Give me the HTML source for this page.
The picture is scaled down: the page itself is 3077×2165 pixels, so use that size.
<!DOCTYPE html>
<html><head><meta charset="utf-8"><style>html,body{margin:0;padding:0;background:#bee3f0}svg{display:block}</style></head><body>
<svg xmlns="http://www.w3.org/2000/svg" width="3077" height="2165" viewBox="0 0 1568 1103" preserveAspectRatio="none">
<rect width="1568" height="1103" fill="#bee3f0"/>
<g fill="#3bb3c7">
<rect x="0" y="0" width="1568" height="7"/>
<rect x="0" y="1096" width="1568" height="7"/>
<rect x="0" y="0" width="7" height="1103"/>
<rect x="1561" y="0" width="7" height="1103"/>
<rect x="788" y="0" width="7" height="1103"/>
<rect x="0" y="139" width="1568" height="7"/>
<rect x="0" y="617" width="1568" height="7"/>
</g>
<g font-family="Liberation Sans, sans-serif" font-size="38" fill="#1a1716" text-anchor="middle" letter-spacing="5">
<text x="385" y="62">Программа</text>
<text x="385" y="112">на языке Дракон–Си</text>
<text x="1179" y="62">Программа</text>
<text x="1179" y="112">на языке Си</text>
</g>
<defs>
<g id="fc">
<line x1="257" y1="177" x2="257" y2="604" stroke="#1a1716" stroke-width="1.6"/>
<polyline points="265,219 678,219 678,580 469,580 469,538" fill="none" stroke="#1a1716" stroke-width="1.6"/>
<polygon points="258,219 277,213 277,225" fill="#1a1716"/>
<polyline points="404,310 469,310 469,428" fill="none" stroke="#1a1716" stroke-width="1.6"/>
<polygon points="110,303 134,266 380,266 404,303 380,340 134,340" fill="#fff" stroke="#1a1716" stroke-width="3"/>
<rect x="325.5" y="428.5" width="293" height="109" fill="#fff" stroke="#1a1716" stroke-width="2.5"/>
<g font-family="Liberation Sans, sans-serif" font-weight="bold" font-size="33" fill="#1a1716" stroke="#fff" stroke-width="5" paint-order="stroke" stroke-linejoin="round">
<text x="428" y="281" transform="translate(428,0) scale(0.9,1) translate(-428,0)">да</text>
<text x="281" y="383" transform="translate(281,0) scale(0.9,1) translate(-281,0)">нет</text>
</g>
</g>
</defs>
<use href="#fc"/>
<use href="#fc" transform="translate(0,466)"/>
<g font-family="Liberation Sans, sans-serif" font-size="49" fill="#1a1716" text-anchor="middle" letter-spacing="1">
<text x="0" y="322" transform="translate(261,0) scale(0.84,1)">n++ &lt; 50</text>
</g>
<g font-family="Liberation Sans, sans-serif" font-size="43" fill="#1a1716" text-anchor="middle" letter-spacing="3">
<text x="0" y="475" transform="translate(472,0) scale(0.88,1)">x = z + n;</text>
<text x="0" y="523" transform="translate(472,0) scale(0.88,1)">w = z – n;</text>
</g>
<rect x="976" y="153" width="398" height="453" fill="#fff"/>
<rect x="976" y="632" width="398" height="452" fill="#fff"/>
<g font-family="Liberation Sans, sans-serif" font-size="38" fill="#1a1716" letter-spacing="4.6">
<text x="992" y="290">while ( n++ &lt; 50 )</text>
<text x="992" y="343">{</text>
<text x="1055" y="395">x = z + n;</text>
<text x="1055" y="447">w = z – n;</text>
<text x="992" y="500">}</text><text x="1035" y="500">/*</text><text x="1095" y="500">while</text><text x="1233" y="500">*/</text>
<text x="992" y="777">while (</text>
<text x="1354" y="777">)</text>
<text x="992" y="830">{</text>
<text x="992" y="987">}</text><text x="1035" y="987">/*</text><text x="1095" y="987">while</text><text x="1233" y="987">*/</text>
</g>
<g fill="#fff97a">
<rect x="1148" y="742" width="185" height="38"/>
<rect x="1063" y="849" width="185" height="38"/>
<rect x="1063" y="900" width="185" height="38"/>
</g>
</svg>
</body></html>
++++++++++++++++++++
* Your task
Write out all the data again, exactly as it appears.

* The completed task
Give me the HTML source for this page.
The picture is scaled down: the page itself is 3077×2165 pixels, so use that size.
<!DOCTYPE html>
<html><head><meta charset="utf-8"><style>html,body{margin:0;padding:0;background:#bee3f0}svg{display:block}</style></head><body>
<svg xmlns="http://www.w3.org/2000/svg" width="3077" height="2165" viewBox="0 0 1568 1103" preserveAspectRatio="none">
<rect width="1568" height="1103" fill="#bee3f0"/>
<g fill="#3bb3c7">
<rect x="0" y="0" width="1568" height="7"/>
<rect x="0" y="1096" width="1568" height="7"/>
<rect x="0" y="0" width="7" height="1103"/>
<rect x="1561" y="0" width="7" height="1103"/>
<rect x="788" y="0" width="7" height="1103"/>
<rect x="0" y="139" width="1568" height="7"/>
<rect x="0" y="617" width="1568" height="7"/>
</g>
<g font-family="Liberation Sans, sans-serif" font-size="38" fill="#1a1716" text-anchor="middle" letter-spacing="5">
<text x="385" y="62">Программа</text>
<text x="385" y="112">на языке Дракон–Си</text>
<text x="1179" y="62">Программа</text>
<text x="1179" y="112">на языке Си</text>
</g>
<defs>
<g id="fc">
<line x1="257" y1="177" x2="257" y2="604" stroke="#1a1716" stroke-width="1.6"/>
<polyline points="265,219 678,219 678,580 469,580 469,538" fill="none" stroke="#1a1716" stroke-width="1.6"/>
<polygon points="258,219 277,213 277,225" fill="#1a1716"/>
<polyline points="404,310 469,310 469,428" fill="none" stroke="#1a1716" stroke-width="1.6"/>
<polygon points="110,303 134,266 380,266 404,303 380,340 134,340" fill="#fff" stroke="#1a1716" stroke-width="3"/>
<rect x="325.5" y="428.5" width="293" height="109" fill="#fff" stroke="#1a1716" stroke-width="2.5"/>
<g font-family="Liberation Sans, sans-serif" font-weight="bold" font-size="33" fill="#1a1716" stroke="#fff" stroke-width="5" paint-order="stroke" stroke-linejoin="round">
<text x="428" y="281" transform="translate(428,0) scale(0.9,1) translate(-428,0)">да</text>
<text x="281" y="383" transform="translate(281,0) scale(0.9,1) translate(-281,0)">нет</text>
</g>
</g>
</defs>
<use href="#fc"/>
<use href="#fc" transform="translate(0,466)"/>
<g font-family="Liberation Sans, sans-serif" font-size="49" fill="#1a1716" text-anchor="middle" letter-spacing="1">
<text x="0" y="322" transform="translate(261,0) scale(0.84,1)">n++ &lt; 50</text>
</g>
<g font-family="Liberation Sans, sans-serif" font-size="43" fill="#1a1716" text-anchor="middle" letter-spacing="3">
<text x="0" y="475" transform="translate(472,0) scale(0.88,1)">x = z + n;</text>
<text x="0" y="523" transform="translate(472,0) scale(0.88,1)">w = z – n;</text>
</g>
<rect x="976" y="153" width="398" height="453" fill="#fff"/>
<rect x="976" y="632" width="398" height="452" fill="#fff"/>
<g font-family="Liberation Sans, sans-serif" font-size="38" fill="#1a1716" letter-spacing="4.6">
<text x="992" y="290">while ( n++ &lt; 50 )</text>
<text x="992" y="343">{</text>
<text x="1055" y="395">x = z + n;</text>
<text x="1055" y="447">w = z – n;</text>
<text x="992" y="500">}</text><text x="1035" y="500">/*</text><text x="1095" y="500">while</text><text x="1233" y="500">*/</text>
<text x="992" y="777">while (</text>
<text x="1354" y="777">)</text>
<text x="992" y="830">{</text>
<text x="992" y="987">}</text><text x="1035" y="987">/*</text><text x="1095" y="987">while</text><text x="1233" y="987">*/</text>
</g>
<g fill="#fff97a">
<rect x="1148" y="742" width="185" height="38"/>
<rect x="1063" y="849" width="185" height="38"/>
<rect x="1063" y="900" width="185" height="38"/>
</g>
</svg>
</body></html>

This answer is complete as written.